学校のこと、家族のこと、部活のこと、ゲームのこと、小林くんが女子に勢いで告白して振られて「自分がいつ告白したのが覚えていない」と言うので皆で肉まんを奢ったこと、何故か「ジャンケンに負けた人間はポルノグラフィティの曲を歌え」という罰ゲーム的な遊びになって負けた私が本当にハネウマライダーの1番を歌って、特に感想なくその日は皆すぐ帰ったこと、熊倉くんが小林くんの書いた挿し絵付きの小説を1000円で買ってテンションが上がってたこと、山口くんがPSのゲーム、『ガンパレード・マーチ』が好き過ぎて「最近ゲームと現実の区別が付かない」と言うから早めに帰らせたこと…。
言っても言わなくてもいい様な事をずっと喋っていたら、いつの間にか周囲の家屋からの灯りは消えていた。


0℃を切る様な極寒の中でも意地になって5時間も6時間も喋り続けてた事もあった。
「俺たちは何をやっているんだ?」
「もう真っ直ぐ歩けない」
「『オタクくんたち凍死する、の巻』の回が遂にやってきたのか?」
などと言いながらフラフラになって家まで自転車を押して帰ったけど、その帰り道に熊倉くんと一緒に自動販売機で買った缶コーヒーはメチャクチャ美味かった。(ただの缶コーヒーだったはずなんだけど、「疲れ」「寒さ」「この行動は高校生っぽいんじゃないか、みたいな自分自身への酔い」が全く別の味に変えていた気がする。)


今も昔もそうだが、昼間でも出来る事をわざわざ深夜にやっているのは「夜」という物の魅力に完全にやられてしまっているからだ。
改装中の小学校の様子だけを見に行って帰ってきたり、歩いて45分かかる最寄りのコンビニに徒歩で向かったり、高校生にして少年ガンガンに付録で付いてきたロイ・マスタング大佐の手袋を嵌めながら誰にも姿を見られない様に近所の酒屋の自動販売機まで力水を買いに行ったり、嬉々としながら意味の分からない行動を当時から繰り返し取っていた。
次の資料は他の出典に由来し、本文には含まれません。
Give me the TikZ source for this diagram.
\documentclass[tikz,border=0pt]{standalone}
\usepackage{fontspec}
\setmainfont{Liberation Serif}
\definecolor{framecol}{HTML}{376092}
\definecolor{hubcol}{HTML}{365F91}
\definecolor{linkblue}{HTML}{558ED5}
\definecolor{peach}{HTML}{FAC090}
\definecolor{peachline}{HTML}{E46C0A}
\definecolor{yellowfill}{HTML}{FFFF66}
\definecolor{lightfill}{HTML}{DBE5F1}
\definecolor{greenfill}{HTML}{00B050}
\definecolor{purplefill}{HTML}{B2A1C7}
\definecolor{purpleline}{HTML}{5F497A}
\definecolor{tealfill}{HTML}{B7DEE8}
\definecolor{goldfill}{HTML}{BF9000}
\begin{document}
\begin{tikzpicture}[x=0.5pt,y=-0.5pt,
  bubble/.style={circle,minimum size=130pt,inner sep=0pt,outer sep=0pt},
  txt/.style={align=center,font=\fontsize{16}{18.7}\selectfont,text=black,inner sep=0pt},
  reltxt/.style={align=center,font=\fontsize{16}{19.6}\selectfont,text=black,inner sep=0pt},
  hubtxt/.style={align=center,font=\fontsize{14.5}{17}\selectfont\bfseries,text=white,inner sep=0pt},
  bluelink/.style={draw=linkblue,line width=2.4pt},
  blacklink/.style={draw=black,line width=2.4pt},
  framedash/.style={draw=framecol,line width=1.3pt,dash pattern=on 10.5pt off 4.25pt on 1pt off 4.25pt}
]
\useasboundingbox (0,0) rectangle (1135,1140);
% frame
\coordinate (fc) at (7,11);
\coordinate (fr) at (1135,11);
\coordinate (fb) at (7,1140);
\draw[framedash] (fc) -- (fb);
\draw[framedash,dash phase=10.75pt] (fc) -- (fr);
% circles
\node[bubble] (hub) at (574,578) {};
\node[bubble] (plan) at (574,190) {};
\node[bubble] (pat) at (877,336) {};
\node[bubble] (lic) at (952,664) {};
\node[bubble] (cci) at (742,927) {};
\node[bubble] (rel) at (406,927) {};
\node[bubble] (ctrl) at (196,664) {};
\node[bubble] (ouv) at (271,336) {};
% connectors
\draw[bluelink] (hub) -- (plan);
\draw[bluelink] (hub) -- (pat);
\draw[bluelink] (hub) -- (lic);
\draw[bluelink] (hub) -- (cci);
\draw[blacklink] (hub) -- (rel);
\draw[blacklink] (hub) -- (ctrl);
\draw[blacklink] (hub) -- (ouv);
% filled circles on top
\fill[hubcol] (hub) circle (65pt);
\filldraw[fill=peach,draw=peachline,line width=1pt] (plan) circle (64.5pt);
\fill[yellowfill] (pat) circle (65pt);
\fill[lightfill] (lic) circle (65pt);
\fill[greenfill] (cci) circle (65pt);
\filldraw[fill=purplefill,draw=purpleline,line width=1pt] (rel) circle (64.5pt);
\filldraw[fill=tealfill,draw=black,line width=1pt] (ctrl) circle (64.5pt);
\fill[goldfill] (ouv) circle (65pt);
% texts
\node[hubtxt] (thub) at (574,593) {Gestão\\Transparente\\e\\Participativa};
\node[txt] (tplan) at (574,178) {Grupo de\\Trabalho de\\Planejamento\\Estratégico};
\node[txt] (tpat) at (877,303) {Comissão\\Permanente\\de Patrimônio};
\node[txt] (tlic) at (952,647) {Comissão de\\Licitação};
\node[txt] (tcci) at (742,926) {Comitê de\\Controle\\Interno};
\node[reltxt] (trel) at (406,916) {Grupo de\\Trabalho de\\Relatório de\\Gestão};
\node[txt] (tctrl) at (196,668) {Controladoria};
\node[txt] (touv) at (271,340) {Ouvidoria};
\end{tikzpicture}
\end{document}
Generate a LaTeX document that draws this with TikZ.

ただ、件の体育館には70過ぎくらいのヨボヨボのおじいさんが管理人として営業時間内には在中していたんだけど、私たちはテンションの高い日には奇声を上げながら駐車場を走り回ってたりとか平気でしてたから、おじいさんにしてみてばメチャクチャ怖かったんじゃないかと思う。(今考えればよく学校に連絡行かなかったな…)


だから何というか、例えばテレビのニュース等で「深夜になっても帰ってこない中高生たち!」みたいな問題提起めいた物を見ても、例えば深夜に自動販売機前で煙草を吸いながら喋ってる髪をカラフルに染めた方々を見かけても、何か歯がゆいというか「気持ちは分かるけど…」みたいな変な感じになる。夜に当てられて変に気持ちが高ぶってしまう、というのは私にも身に覚えがあるもの。


…じゃあこういうのって誰が注意できる人間としてうってつけなのだろう。年中白夜現象が観測されるグリーンランド人とかか?もしくは狼に攫われ、日の光が届かないくらい深い森の中で育った太陽の眩しさを知らない半獣の女児?(2つ目のは完全に私の趣味だ)まあ当時の私も何が楽しいのか分からずに楽しんでたから、何を怒られてもいまいちピンと来ないのかもしれないけど。